* **Work to be completed**: Below are records; please write out exactly the lines from the first line through the line containing "(0,0) rectangle (1090,554);", with no pictures.

═════ Data provided ═════

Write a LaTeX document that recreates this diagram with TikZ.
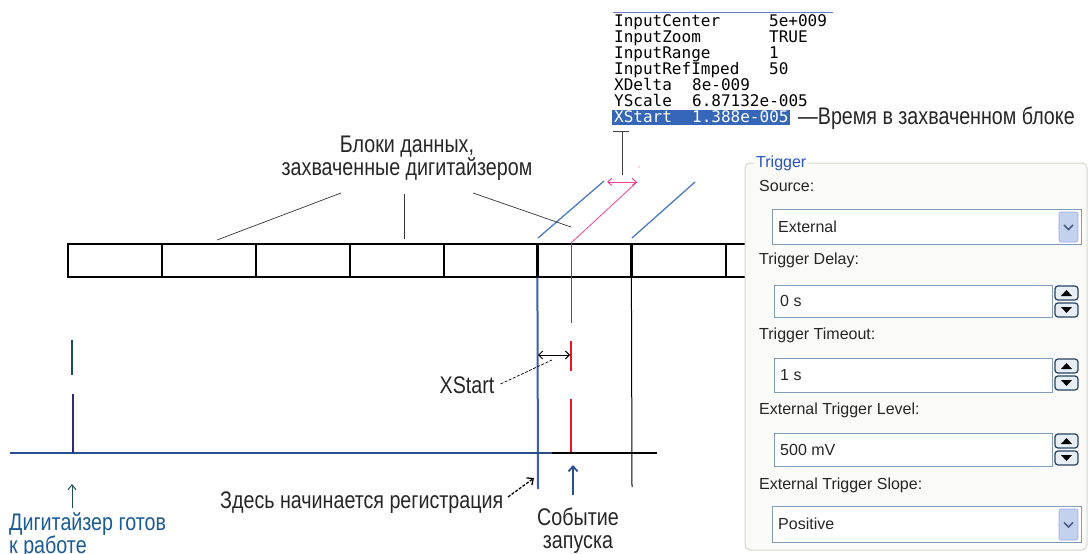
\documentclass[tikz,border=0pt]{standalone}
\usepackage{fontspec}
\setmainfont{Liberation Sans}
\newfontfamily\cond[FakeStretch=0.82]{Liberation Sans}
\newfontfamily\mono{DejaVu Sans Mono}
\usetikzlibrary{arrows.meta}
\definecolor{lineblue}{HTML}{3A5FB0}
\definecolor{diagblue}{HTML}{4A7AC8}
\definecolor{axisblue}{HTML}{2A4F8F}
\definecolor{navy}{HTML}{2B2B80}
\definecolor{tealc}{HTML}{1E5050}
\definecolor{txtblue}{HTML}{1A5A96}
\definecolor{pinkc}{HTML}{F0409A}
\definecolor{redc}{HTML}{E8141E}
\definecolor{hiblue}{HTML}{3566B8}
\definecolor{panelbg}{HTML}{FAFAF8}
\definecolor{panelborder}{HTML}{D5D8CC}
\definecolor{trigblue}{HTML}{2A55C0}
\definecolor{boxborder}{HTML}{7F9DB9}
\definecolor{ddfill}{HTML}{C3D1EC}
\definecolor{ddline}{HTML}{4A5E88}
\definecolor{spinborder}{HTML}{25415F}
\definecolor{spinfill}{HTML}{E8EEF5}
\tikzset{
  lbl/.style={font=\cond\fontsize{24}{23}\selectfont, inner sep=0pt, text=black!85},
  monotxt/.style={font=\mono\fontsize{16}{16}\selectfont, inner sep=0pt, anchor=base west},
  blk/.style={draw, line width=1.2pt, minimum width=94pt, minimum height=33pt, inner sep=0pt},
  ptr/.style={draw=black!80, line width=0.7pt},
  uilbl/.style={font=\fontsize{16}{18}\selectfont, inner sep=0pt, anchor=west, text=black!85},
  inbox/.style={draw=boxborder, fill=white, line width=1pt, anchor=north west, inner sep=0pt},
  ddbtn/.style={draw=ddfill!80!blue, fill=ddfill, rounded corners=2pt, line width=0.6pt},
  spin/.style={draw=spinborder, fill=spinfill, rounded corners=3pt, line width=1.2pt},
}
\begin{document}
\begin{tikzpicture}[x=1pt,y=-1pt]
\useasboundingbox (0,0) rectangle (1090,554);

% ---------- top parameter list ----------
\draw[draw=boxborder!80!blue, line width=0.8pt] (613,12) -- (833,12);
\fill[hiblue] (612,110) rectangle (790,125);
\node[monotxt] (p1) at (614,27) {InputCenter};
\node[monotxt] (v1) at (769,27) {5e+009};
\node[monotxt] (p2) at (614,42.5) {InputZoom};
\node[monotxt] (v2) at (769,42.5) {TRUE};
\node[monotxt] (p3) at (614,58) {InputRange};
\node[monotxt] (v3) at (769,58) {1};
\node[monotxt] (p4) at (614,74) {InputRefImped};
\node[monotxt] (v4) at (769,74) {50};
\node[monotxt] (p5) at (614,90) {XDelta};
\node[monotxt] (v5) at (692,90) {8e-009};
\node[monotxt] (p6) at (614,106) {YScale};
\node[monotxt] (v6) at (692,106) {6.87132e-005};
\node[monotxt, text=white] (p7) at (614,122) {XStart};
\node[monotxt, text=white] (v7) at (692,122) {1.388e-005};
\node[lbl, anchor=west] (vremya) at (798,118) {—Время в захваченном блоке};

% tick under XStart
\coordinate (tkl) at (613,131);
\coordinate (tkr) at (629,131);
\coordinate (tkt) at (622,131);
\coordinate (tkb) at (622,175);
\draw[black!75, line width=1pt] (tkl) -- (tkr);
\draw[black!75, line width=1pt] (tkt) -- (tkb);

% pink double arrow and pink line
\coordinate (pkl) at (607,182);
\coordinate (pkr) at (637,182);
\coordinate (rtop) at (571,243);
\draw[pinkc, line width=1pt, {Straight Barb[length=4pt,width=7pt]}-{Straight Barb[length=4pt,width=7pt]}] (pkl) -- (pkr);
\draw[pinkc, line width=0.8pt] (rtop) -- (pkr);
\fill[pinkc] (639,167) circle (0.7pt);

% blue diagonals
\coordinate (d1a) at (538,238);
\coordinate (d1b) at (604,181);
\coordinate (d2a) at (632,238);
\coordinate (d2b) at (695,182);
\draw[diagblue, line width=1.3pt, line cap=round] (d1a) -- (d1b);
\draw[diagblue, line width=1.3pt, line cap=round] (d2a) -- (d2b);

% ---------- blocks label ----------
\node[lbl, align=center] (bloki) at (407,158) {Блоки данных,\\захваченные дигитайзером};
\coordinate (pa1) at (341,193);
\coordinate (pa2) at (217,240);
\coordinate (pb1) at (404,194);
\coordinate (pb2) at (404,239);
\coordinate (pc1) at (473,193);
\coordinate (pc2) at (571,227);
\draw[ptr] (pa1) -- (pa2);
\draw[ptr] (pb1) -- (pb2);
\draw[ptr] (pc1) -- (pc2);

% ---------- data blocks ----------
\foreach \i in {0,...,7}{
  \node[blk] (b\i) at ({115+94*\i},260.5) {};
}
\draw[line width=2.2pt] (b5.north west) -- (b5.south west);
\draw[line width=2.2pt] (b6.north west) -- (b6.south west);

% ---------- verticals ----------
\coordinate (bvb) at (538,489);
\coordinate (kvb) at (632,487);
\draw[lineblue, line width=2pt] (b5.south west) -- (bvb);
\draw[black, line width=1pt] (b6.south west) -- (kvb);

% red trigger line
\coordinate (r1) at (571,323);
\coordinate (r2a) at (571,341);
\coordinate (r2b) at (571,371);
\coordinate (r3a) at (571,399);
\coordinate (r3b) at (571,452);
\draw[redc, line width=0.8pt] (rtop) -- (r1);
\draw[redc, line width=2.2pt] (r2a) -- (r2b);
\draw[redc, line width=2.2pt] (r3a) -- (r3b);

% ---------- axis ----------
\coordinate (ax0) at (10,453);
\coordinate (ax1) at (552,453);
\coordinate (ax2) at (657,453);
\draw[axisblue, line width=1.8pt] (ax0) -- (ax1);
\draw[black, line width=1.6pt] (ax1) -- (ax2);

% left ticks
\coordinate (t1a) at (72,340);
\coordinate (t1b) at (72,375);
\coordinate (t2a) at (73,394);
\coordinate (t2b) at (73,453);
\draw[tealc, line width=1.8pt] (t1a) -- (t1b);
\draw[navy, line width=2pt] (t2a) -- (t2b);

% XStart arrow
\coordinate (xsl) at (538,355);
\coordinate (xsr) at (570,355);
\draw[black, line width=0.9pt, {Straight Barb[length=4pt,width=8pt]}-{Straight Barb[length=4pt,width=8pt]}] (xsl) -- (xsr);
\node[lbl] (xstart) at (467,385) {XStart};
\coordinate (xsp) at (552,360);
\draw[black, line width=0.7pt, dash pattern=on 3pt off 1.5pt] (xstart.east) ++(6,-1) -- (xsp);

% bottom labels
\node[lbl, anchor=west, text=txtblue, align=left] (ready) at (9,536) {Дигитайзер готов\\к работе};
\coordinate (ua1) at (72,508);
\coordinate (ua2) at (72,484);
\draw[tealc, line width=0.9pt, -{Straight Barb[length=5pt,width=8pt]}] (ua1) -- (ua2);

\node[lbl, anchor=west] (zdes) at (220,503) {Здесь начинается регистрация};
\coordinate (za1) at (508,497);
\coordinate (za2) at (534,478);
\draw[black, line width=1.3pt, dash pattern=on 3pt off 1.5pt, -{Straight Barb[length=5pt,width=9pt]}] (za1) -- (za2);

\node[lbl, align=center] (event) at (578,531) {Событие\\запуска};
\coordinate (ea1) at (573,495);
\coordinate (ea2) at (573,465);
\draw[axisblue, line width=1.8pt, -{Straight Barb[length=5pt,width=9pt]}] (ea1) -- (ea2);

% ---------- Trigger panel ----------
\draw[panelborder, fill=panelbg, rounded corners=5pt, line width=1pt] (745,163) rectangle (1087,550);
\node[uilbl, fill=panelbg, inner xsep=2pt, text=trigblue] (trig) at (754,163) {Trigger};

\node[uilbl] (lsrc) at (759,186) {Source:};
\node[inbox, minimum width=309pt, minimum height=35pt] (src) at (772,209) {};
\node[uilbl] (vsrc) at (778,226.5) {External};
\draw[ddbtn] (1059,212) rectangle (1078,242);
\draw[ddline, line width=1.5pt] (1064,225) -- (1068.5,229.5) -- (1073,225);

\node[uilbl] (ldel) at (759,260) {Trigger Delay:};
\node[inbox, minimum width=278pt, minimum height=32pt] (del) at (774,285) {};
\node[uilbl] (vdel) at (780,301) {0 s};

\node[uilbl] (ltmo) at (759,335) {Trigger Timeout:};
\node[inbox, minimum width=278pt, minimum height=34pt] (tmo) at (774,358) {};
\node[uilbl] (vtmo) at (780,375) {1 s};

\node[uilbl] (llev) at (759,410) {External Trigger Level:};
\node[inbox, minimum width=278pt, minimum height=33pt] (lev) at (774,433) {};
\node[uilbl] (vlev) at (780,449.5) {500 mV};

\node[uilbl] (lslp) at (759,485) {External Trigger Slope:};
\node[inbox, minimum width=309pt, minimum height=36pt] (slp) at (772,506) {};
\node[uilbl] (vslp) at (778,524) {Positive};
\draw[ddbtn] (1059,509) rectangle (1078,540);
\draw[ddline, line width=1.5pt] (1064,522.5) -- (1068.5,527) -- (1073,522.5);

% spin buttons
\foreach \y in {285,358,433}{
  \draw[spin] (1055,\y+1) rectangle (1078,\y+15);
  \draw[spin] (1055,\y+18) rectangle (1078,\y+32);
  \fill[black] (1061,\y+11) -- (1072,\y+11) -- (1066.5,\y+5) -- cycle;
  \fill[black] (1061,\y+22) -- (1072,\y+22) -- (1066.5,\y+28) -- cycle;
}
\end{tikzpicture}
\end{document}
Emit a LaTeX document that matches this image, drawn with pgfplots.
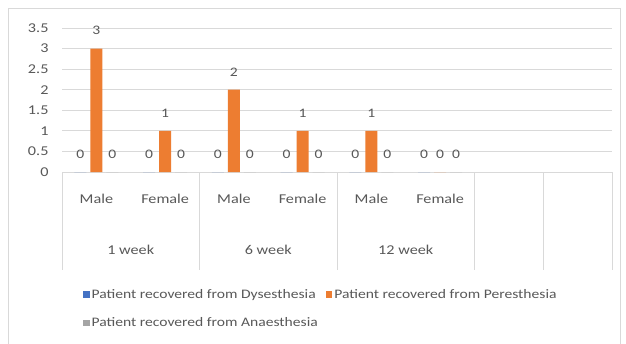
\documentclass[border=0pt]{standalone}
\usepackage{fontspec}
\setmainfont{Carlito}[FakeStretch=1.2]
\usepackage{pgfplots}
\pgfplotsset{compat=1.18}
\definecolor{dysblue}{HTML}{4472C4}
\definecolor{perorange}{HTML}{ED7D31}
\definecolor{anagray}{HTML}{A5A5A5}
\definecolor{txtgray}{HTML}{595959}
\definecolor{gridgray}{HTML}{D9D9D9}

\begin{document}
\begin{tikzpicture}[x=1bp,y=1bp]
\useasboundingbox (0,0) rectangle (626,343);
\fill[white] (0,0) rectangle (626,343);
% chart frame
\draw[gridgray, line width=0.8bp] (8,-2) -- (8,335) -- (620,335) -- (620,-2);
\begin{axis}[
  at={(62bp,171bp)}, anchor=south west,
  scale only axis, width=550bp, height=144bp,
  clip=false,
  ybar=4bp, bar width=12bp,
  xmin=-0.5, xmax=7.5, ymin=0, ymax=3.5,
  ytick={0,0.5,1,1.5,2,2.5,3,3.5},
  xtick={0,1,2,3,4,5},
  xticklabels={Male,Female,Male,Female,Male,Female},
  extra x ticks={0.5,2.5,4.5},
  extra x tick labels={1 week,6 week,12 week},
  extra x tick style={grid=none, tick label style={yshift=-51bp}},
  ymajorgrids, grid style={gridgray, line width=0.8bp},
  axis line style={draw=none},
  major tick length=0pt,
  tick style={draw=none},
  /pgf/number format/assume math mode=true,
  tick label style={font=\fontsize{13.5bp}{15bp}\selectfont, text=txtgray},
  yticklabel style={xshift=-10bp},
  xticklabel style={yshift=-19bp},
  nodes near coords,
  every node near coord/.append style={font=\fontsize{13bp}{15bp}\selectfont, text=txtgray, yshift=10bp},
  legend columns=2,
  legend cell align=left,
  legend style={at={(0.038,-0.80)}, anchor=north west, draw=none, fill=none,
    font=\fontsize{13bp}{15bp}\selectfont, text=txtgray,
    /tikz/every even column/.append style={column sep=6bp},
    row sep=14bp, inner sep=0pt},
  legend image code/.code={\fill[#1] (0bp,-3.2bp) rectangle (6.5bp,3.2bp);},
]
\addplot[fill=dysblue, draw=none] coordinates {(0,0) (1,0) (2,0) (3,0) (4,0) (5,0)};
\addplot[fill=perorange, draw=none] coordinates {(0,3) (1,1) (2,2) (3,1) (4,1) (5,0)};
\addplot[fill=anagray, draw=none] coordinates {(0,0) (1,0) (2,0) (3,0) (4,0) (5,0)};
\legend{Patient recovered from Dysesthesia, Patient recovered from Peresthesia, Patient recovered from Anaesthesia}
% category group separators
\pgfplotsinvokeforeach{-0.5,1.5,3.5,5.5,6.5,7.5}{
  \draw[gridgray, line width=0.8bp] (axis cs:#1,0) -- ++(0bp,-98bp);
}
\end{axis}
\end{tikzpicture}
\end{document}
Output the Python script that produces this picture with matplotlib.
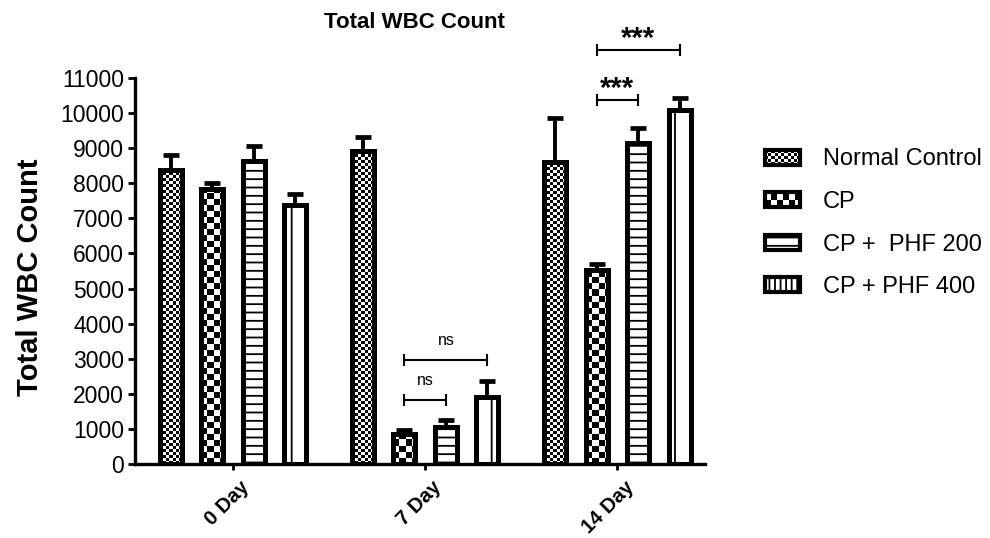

═════

* **Result**:
Write a LaTeX document that recreates this diagram with TikZ.
\documentclass[tikz,border=0pt]{standalone}
\usepackage{fontspec}
\setmainfont{Liberation Sans}
\newfontfamily\cond[FakeStretch=0.82]{Liberation Sans}
\newfontfamily\mono{DejaVu Sans Mono}
\usetikzlibrary{arrows.meta}
\definecolor{lineblue}{HTML}{3A5FB0}
\definecolor{diagblue}{HTML}{4A7AC8}
\definecolor{axisblue}{HTML}{2A4F8F}
\definecolor{navy}{HTML}{2B2B80}
\definecolor{tealc}{HTML}{1E5050}
\definecolor{txtblue}{HTML}{1A5A96}
\definecolor{pinkc}{HTML}{F0409A}
\definecolor{redc}{HTML}{E8141E}
\definecolor{hiblue}{HTML}{3566B8}
\definecolor{panelbg}{HTML}{FAFAF8}
\definecolor{panelborder}{HTML}{D5D8CC}
\definecolor{trigblue}{HTML}{2A55C0}
\definecolor{boxborder}{HTML}{7F9DB9}
\definecolor{ddfill}{HTML}{C3D1EC}
\definecolor{ddline}{HTML}{4A5E88}
\definecolor{spinborder}{HTML}{25415F}
\definecolor{spinfill}{HTML}{E8EEF5}
\tikzset{
  lbl/.style={font=\cond\fontsize{24}{23}\selectfont, inner sep=0pt, text=black!85},
  monotxt/.style={font=\mono\fontsize{16}{16}\selectfont, inner sep=0pt, anchor=base west},
  blk/.style={draw, line width=1.2pt, minimum width=94pt, minimum height=33pt, inner sep=0pt},
  ptr/.style={draw=black!80, line width=0.7pt},
  uilbl/.style={font=\fontsize{16}{18}\selectfont, inner sep=0pt, anchor=west, text=black!85},
  inbox/.style={draw=boxborder, fill=white, line width=1pt, anchor=north west, inner sep=0pt},
  ddbtn/.style={draw=ddfill!80!blue, fill=ddfill, rounded corners=2pt, line width=0.6pt},
  spin/.style={draw=spinborder, fill=spinfill, rounded corners=3pt, line width=1.2pt},
}
\begin{document}
\begin{tikzpicture}[x=1pt,y=-1pt]
\useasboundingbox (0,0) rectangle (1090,554);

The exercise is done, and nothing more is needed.